I just can't imagine she would,
especially with someone like Liam Leeson,
who he's kind of permanently relevant,
but I don't think he is as beloved,
as deeply as she is.
I don't know, the whole thing,
I'm calling true on this.
It's funny, I think what it is as well,
it's a timing thing.
So we had a mess from Camilla that says,
if it's a show in months,
I'll be very disappointed.
Why do they keep fabricating romances for publicity?
and Liam also said
skeptical. Every show film promotion
seems to be pushing the supposed chemistry
of its leads now. I do think we are a bit
exhausted because it has been
hammed up. Sidney Sweeney and
what's the rat man's name?
Glenn Powell. Glendale. Glen Powell.
Sydney Sweeney, Glenn Pout. There's just been
so many instances now of
one thing worked and so they're getting
every single couple
that are appearing in a film together. So I think
that's where the exhaustion comes from and it might
clouding what could be a budding gorgeous romance. I guess the risk is maybe what we've learned
from our generation of sort of avoidance is you don't put on strong displays of affection
until you're three months in, you've had the conversation about exclusivity and you know that
this is going somewhere. It's like they've just jumped straight in and they obviously could
just not work out. But maybe, again, it's that thing of the way they date or the way they do things
is it's like you're either in or out. There isn't a middle ground of sort of pussy footing around
it and that's why we're all like a bit shocked but I think it's sweet and I also just think
she is so gorgeous it's unbearable I did see a few I mean some of this was joking but some
of it was sincere people on X saying sort of talking about their age gap so she is in her
is she not early to mid 50s he or late and she's 73 so she's 58 he's 73 that's like a 15 year age
gap people kind of being like sort of alluding to that being again not problematic age gap but
again like man in hollywood dating younger and it reminded me of something i saw another really it was
genuinely sincere someone on twitter call out uh sarah paulson's long time long term partner holland taylor
who is she is i think currently in an early 80s sarah paulson is currently 50 they got together in
the last decade or so kind of framing that as a problematic age gap like as though sarah paulson was this like victim
of predation as though like in her mid-40 she didn't she couldn't kind of make a sensible decision
and she was this this victim and I've seen similar stuff with Liam Lisa and Pamela like and again
people kind of saying like we shouldn't pat him on the back because he's still Hollywood man pursuing a
younger woman and I was just like we are never getting out of this we are never going to win this
and that really made me laugh because sure like surely not just like take a day off but the
discourse machine obviously has to rumble on and that that is quite a funny element I think
of this discourse like the age gap discourse surely you can't attach that to a 73 old man
a 58 year old pamela Anderson and yet and yet do you know I did for a second I did have not
not to that extent but I did think the way he kind of gazed at her I suppose for him she is like
a much younger woman in a way it's like there's something quite sweet in an odd way about
thinking like if you are dating within your age there is still like these sort of parameters
that exist.
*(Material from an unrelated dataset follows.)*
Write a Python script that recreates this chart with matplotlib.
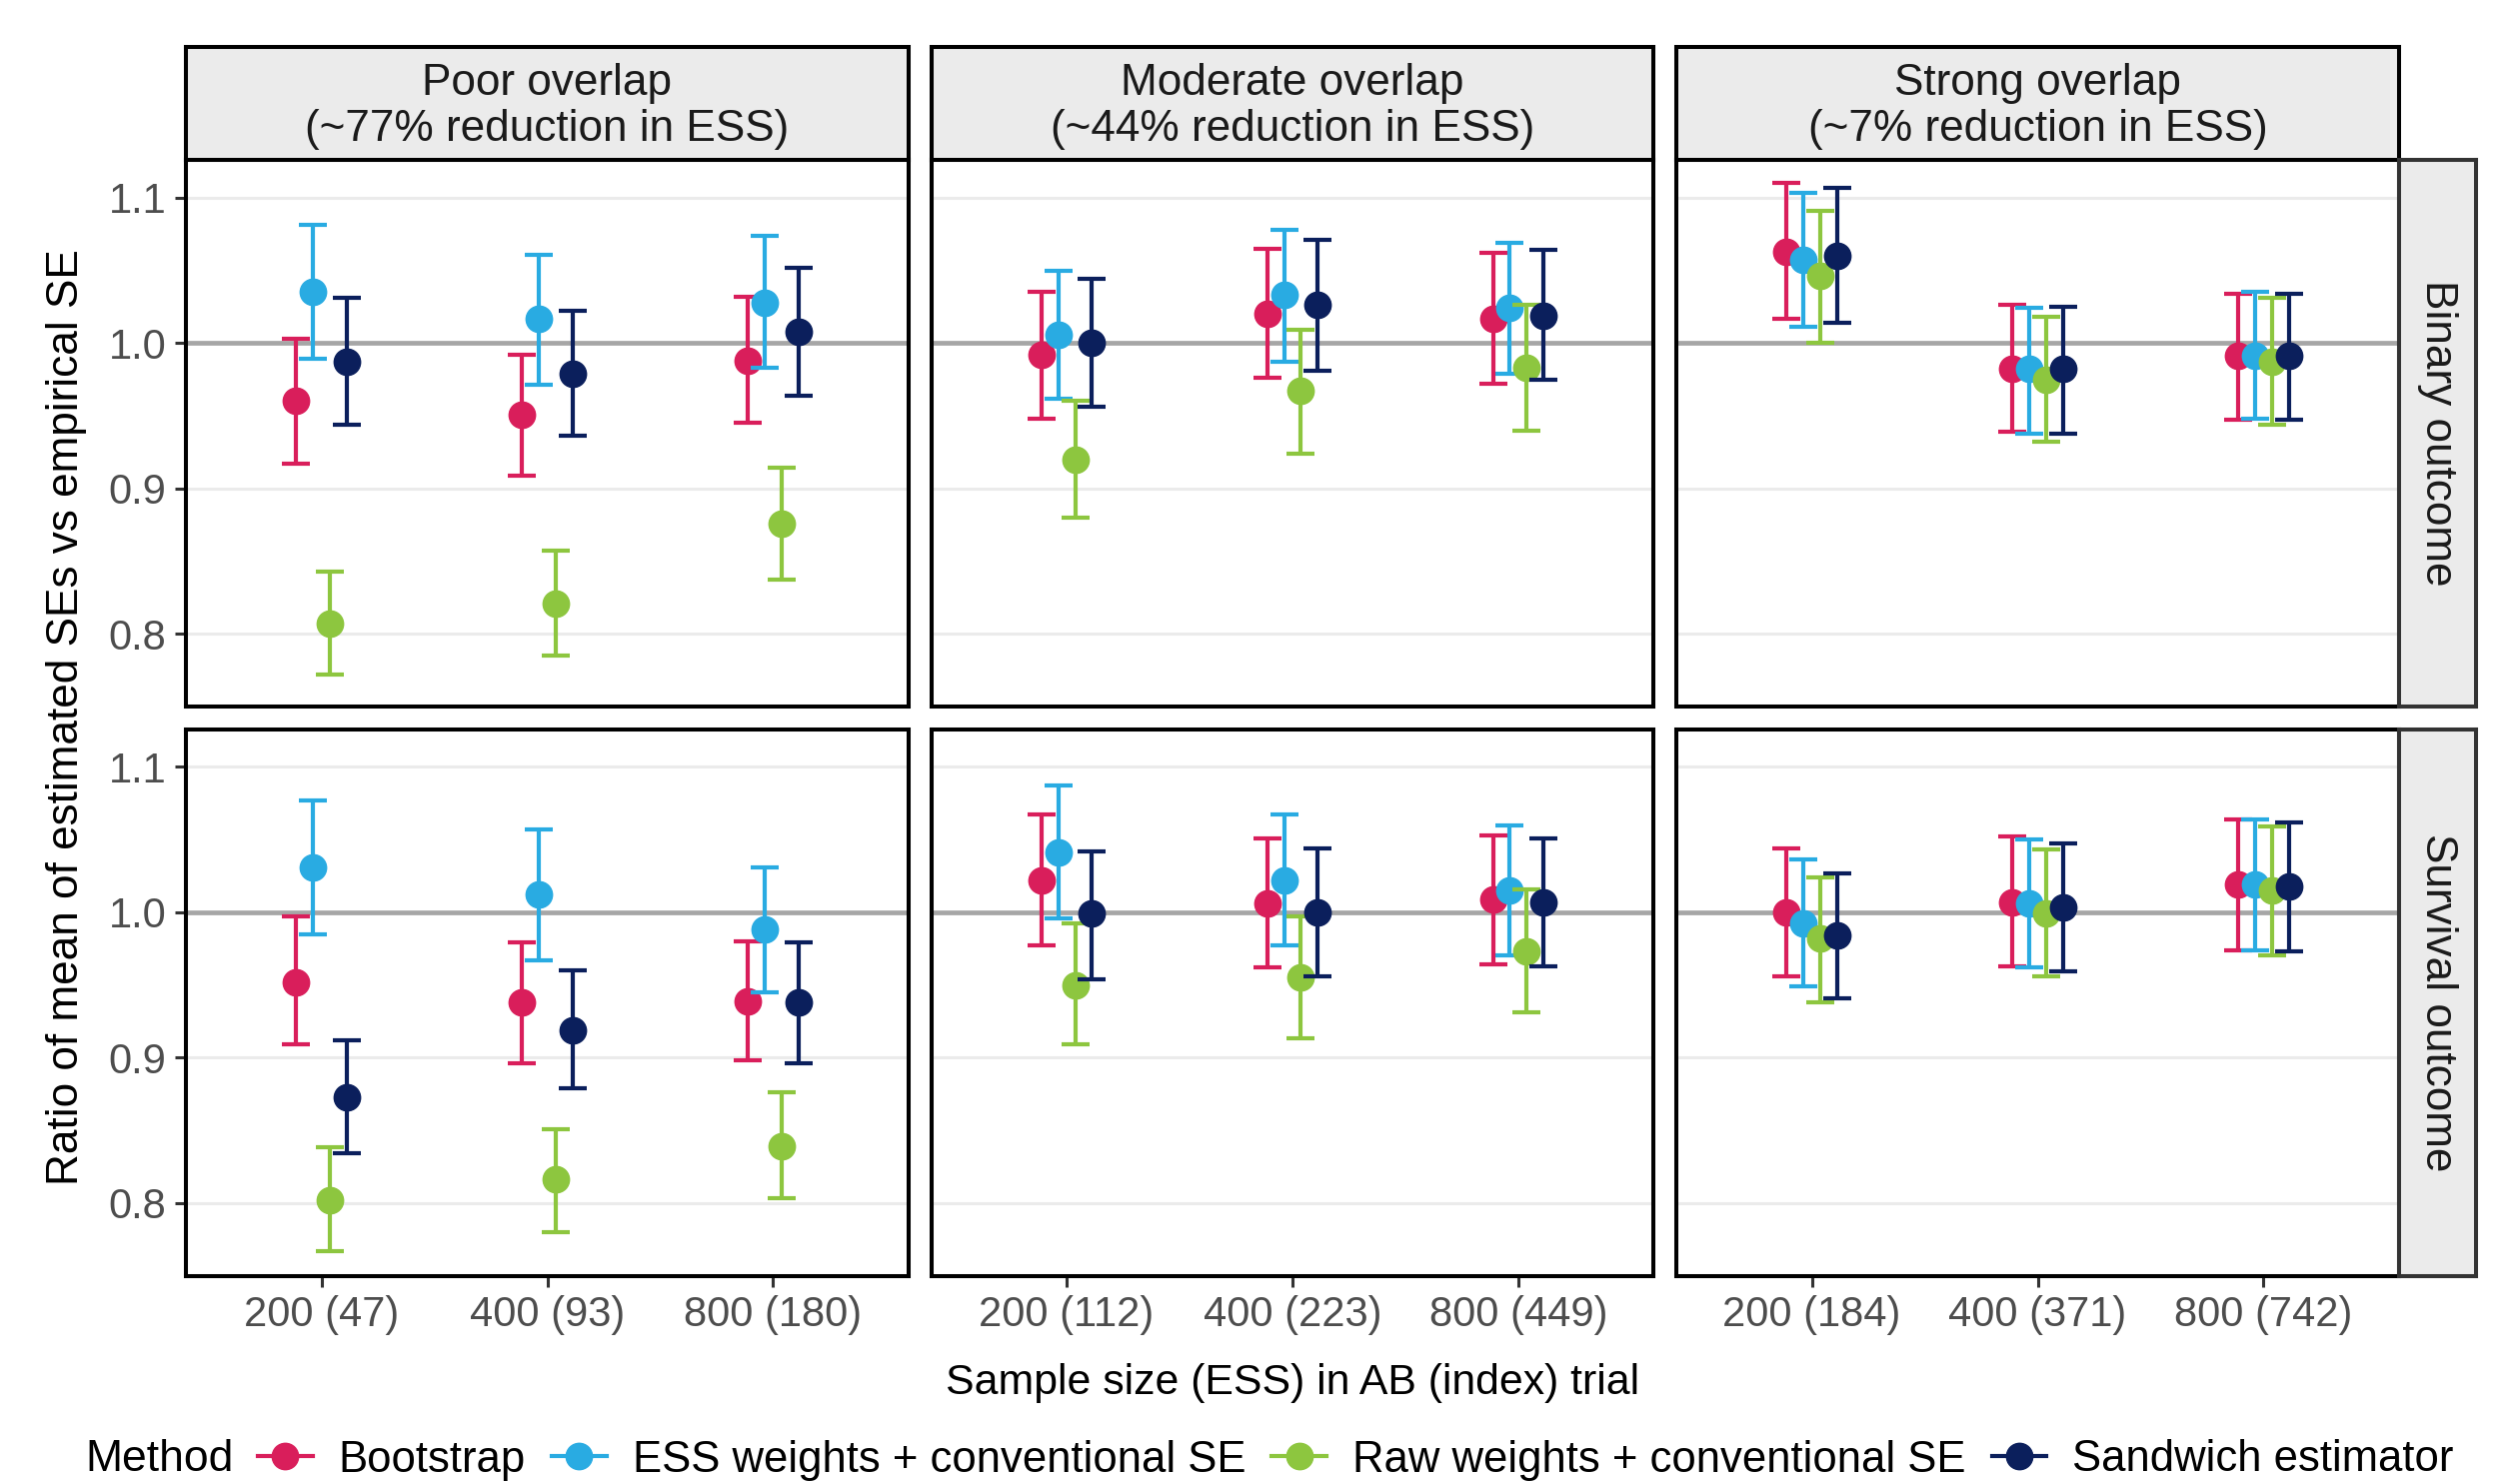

I can't quite explain what I'm trying to say, but it's like because their age
mates in a sense, you know, they generationally make sense. It does, they just feel like
teenagers. It's quite cute. And so it does make it feel like life carries on. And it's not just
older men getting progressively younger and younger women. It's like we could also have a life
beyond our peak era, which apparently is 23, which we will all tell you. They all lied to us.
Yeah, there is something sweet. As Orla said, it's refreshing to see an age appropriate new
relationship in that particular industry, but he's racist. And I think that's the
TLDR of this whole, this whole episode.
Thank you so much for listening this week and for all of your amazing thoughts on this topic.